Llevas meses esperando este momento. La rutina, últimamente, se te hacía más y más pesada: los días, cada vez más largos; las hojas del calendario, cada vez más pesadas, parecían ser más que simples trozos de papel, no avanzaban. Prisas, una sucesión de acontecimientos que se suceden de forma indiferente, llamadas, mucho ruido, demasiado ruido.
Hasta que, por fin, casi sin quererlo, llega ese día que llevabas meses esperando. Es la hora de detenerse, de hacer una pausa. Te merecías un descanso, dejar la costumbre a un lado. Es el momento de parar, de reponer energías, de dedicar unos días a abstraerse, al silencio y al simple hecho de no hacer nada en absoluto. Estás deseando parar.

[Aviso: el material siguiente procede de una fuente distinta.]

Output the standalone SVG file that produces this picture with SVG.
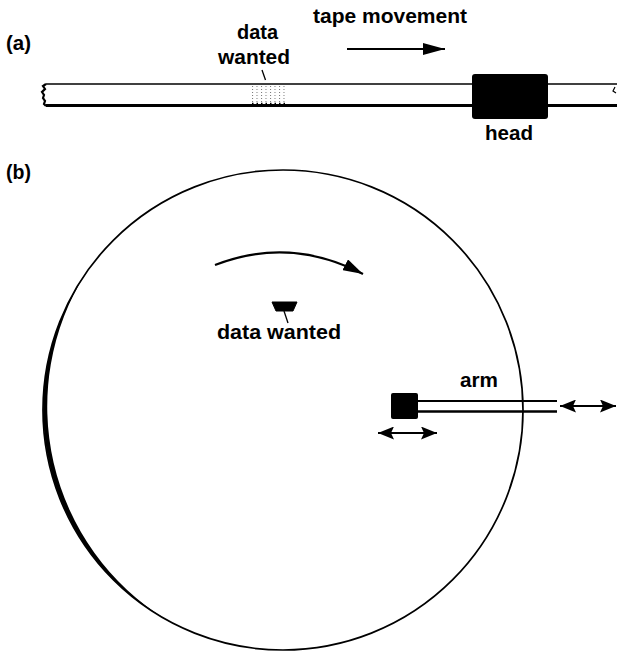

Pero no lo hagas del todo.
Tienes que dejar un resquicio abierto a la sorpresa. Y hay cosas que, con el simple hecho de parpadear, pasan volando delante de ti sin siquiera reparar en ellas. Muchas de esas cosas, sencillamente, merecen la pena.
Quien está completamente detenido no se percata de lo estimulante que es el camino. Quien no se mueve de su sitio no advierte las sorpresas que depara su entorno. El que mira de continuo la línea del horizonte del mar no descubre los barcos que flotan junto a él, los peces que deambulan por el fondo, los niños jugando a su alrededor.
Afloja el paso, pero no te pares. Relaja tu mirada de tanto estímulo, mero no dejes de observar. Mantén siempre los sentidos alerta: nunca sabes dónde se esconde todo eso que nos emociona.